■ **Exercise materials**
-.-.-

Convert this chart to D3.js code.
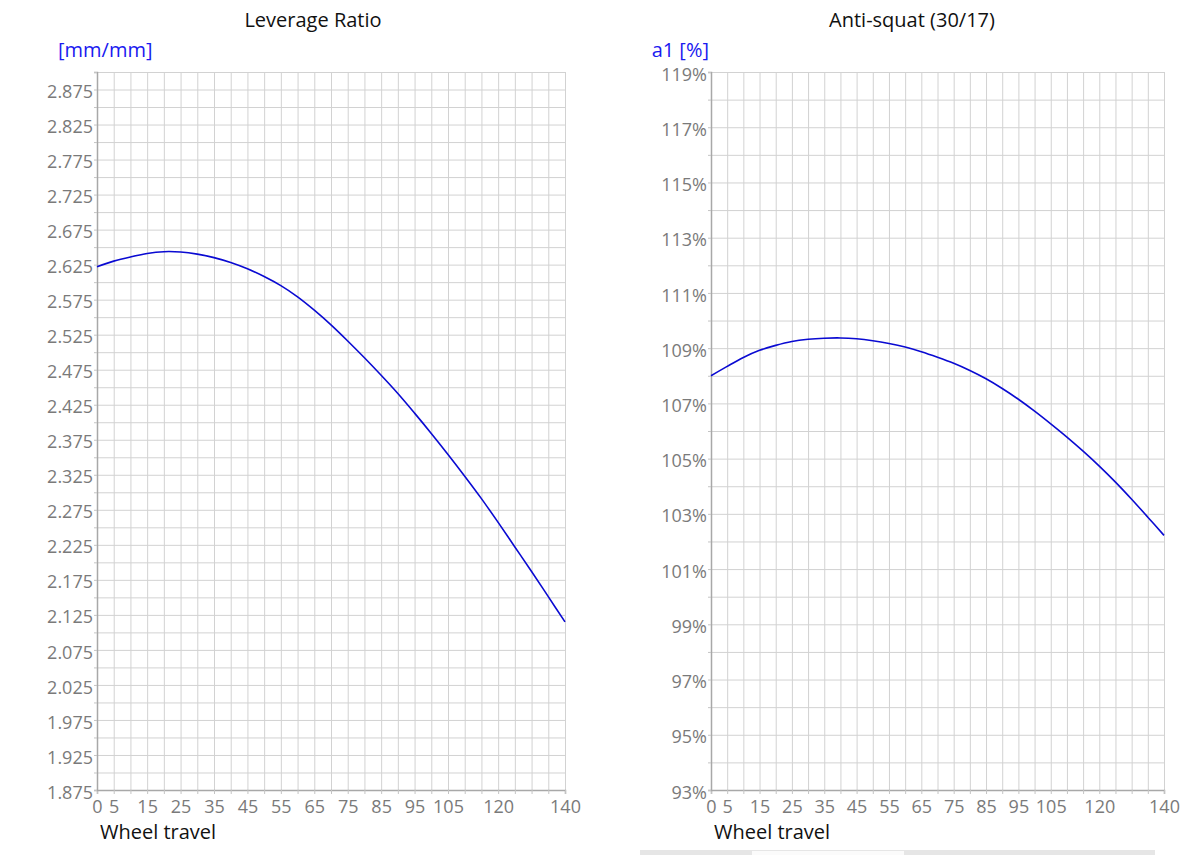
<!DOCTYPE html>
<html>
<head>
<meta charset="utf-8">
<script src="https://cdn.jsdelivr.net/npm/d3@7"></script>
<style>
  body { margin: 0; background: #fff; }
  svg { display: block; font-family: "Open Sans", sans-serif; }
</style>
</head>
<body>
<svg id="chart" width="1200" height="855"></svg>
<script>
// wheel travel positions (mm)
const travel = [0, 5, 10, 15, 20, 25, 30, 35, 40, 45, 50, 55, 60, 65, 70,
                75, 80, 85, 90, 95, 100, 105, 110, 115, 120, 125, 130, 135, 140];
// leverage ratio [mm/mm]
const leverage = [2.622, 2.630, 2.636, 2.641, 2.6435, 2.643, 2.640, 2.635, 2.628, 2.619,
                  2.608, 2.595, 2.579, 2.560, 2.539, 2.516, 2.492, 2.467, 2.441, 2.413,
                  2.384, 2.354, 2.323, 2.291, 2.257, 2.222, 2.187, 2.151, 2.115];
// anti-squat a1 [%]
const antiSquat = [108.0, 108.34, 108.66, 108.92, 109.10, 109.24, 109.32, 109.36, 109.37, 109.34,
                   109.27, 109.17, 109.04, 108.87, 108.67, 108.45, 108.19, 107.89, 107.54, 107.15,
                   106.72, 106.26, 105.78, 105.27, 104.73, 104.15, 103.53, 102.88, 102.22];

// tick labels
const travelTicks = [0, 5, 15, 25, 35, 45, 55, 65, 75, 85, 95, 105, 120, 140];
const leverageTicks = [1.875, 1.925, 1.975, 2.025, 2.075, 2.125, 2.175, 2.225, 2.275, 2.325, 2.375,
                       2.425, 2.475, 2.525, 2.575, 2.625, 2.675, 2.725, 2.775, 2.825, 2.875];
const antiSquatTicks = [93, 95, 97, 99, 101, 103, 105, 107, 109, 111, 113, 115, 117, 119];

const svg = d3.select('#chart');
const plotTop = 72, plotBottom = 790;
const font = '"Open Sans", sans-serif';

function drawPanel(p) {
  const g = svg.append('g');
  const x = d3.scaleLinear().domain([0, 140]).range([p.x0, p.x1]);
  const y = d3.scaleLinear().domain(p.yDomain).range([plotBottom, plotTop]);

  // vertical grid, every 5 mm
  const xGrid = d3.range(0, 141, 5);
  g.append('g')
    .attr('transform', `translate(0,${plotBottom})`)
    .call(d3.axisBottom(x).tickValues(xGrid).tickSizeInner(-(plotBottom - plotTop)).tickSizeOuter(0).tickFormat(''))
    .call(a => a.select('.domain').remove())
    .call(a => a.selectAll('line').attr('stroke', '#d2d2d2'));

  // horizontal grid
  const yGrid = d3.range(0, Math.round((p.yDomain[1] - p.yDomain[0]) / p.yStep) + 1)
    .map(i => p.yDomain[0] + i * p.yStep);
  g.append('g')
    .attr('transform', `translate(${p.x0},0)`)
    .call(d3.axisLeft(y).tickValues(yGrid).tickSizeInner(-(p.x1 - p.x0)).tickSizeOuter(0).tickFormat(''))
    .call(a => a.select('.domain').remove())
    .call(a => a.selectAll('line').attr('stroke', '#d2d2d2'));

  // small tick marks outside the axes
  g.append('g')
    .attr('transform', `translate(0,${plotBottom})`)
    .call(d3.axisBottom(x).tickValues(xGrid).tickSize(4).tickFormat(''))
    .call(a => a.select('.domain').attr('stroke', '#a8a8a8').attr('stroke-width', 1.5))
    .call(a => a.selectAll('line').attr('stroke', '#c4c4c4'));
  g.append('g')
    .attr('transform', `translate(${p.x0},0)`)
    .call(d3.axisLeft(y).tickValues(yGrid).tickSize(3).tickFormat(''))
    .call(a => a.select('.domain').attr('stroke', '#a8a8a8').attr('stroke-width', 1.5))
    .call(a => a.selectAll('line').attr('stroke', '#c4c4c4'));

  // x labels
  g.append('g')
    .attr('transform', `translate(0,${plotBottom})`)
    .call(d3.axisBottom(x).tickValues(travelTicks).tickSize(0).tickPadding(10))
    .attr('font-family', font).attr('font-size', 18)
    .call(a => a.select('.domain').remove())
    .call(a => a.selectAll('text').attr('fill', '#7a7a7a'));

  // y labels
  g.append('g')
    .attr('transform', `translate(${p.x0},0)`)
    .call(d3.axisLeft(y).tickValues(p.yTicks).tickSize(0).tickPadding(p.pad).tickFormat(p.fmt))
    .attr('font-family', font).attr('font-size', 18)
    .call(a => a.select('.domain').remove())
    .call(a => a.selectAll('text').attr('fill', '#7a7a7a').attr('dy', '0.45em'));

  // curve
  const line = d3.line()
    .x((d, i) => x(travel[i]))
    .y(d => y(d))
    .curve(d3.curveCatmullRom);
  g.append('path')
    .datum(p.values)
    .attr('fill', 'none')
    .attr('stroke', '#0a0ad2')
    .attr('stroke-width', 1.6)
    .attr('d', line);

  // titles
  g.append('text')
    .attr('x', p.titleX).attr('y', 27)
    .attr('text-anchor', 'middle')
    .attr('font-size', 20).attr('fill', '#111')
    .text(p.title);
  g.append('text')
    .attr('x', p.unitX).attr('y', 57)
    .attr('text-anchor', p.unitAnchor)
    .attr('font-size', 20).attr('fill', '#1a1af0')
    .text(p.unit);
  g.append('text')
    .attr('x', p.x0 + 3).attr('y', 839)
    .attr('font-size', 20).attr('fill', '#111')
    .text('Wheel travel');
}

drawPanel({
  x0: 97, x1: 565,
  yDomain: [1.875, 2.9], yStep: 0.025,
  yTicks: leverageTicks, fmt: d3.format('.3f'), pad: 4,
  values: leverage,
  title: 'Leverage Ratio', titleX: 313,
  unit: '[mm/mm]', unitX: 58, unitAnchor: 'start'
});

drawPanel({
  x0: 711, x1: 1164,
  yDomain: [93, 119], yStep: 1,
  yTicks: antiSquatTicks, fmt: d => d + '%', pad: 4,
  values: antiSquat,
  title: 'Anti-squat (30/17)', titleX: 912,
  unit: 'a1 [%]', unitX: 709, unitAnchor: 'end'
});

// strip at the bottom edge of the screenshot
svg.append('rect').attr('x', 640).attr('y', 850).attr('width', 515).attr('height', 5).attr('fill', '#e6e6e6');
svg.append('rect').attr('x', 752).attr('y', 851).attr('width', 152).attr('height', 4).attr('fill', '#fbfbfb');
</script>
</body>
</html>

-.-.-

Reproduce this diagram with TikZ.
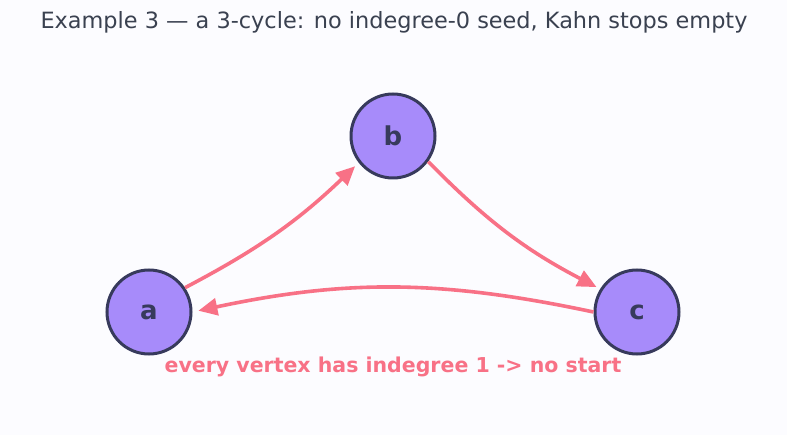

-.-.-

■ **Task goal**
Above are some records; extract exactly the lines from the one containing "Convert this chart to D3.js code." through the one containing "103.53, 102.88, 102.22];" and drop the pictures.

■ **Final answer**
Convert this chart to D3.js code.
<!DOCTYPE html>
<html>
<head>
<meta charset="utf-8">
<script src="https://cdn.jsdelivr.net/npm/d3@7"></script>
<style>
  body { margin: 0; background: #fff; }
  svg { display: block; font-family: "Open Sans", sans-serif; }
</style>
</head>
<body>
<svg id="chart" width="1200" height="855"></svg>
<script>
// wheel travel positions (mm)
const travel = [0, 5, 10, 15, 20, 25, 30, 35, 40, 45, 50, 55, 60, 65, 70,
                75, 80, 85, 90, 95, 100, 105, 110, 115, 120, 125, 130, 135, 140];
// leverage ratio [mm/mm]
const leverage = [2.622, 2.630, 2.636, 2.641, 2.6435, 2.643, 2.640, 2.635, 2.628, 2.619,
                  2.608, 2.595, 2.579, 2.560, 2.539, 2.516, 2.492, 2.467, 2.441, 2.413,
                  2.384, 2.354, 2.323, 2.291, 2.257, 2.222, 2.187, 2.151, 2.115];
// anti-squat a1 [%]
const antiSquat = [108.0, 108.34, 108.66, 108.92, 109.10, 109.24, 109.32, 109.36, 109.37, 109.34,
                   109.27, 109.17, 109.04, 108.87, 108.67, 108.45, 108.19, 107.89, 107.54, 107.15,
                   106.72, 106.26, 105.78, 105.27, 104.73, 104.15, 103.53, 102.88, 102.22];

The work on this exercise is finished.